Radius of curvature for the plane curve $x^3 + y^3 = 12xy$.

Question

Could someone help me with this problem? : Determine the radius of curvature for the plane curve $x^3 + y^3 = 12xy$ at the point $(0, 0)$.

Answer 1

Sketch: make the orthogonal change of coordinates $x+y=\sqrt{2}u,$ $x-y=\sqrt{2}v,$ then you can solve $v=\pm f(u)$, where $f(u)$ is some smooth function around $u=0$, $f(0)=0$ and $f'(0)\neq 0$. So our curve has a self-intersection at the origin, with each "branch" having the same curvature at the origin. Now take Taylor series at $u=0$, get $v=\pm(Au+Bu^2+...)$, which reduces to finding the curvature at the origin of the parabola $v=Au+Bu^2.$

Answer 2

The given curve is tangential to both the coordinate axes at the origin. So we can use Newton's formula.
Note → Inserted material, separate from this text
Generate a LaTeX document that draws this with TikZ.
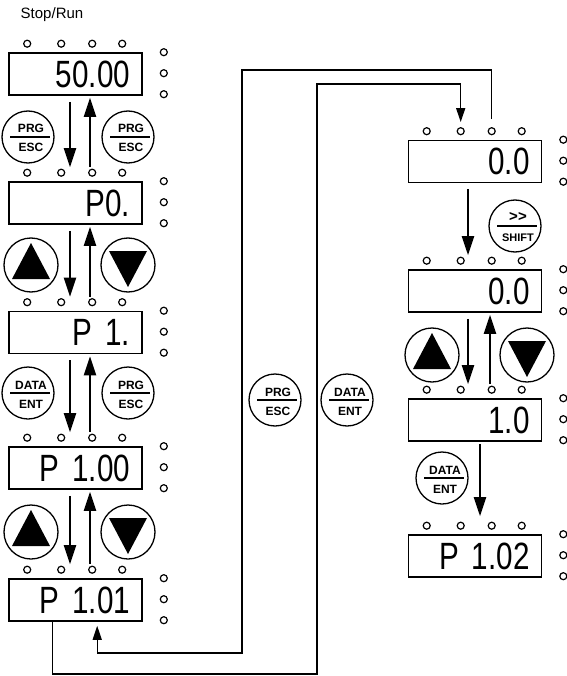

At the point of the curve where it is tangential to $x$-axis, the radius of curvature is

$\lim_{x \rightarrow 0}\frac{x^2}{2y}.$

Divide $x^3+y^3=12xy$ by $2xy$ and take limits as $x$ tends to zero. Since both $y$ and $y/x$ tend to zero as $x$ tends to zero we get $\rho=6$ as the radius of curvature at the origin where the curve is tangential to $x$-axis. At the origin when the curve is tangential to the $y$-axis, interchange the roles of $x$ and $y$ and you get the same result.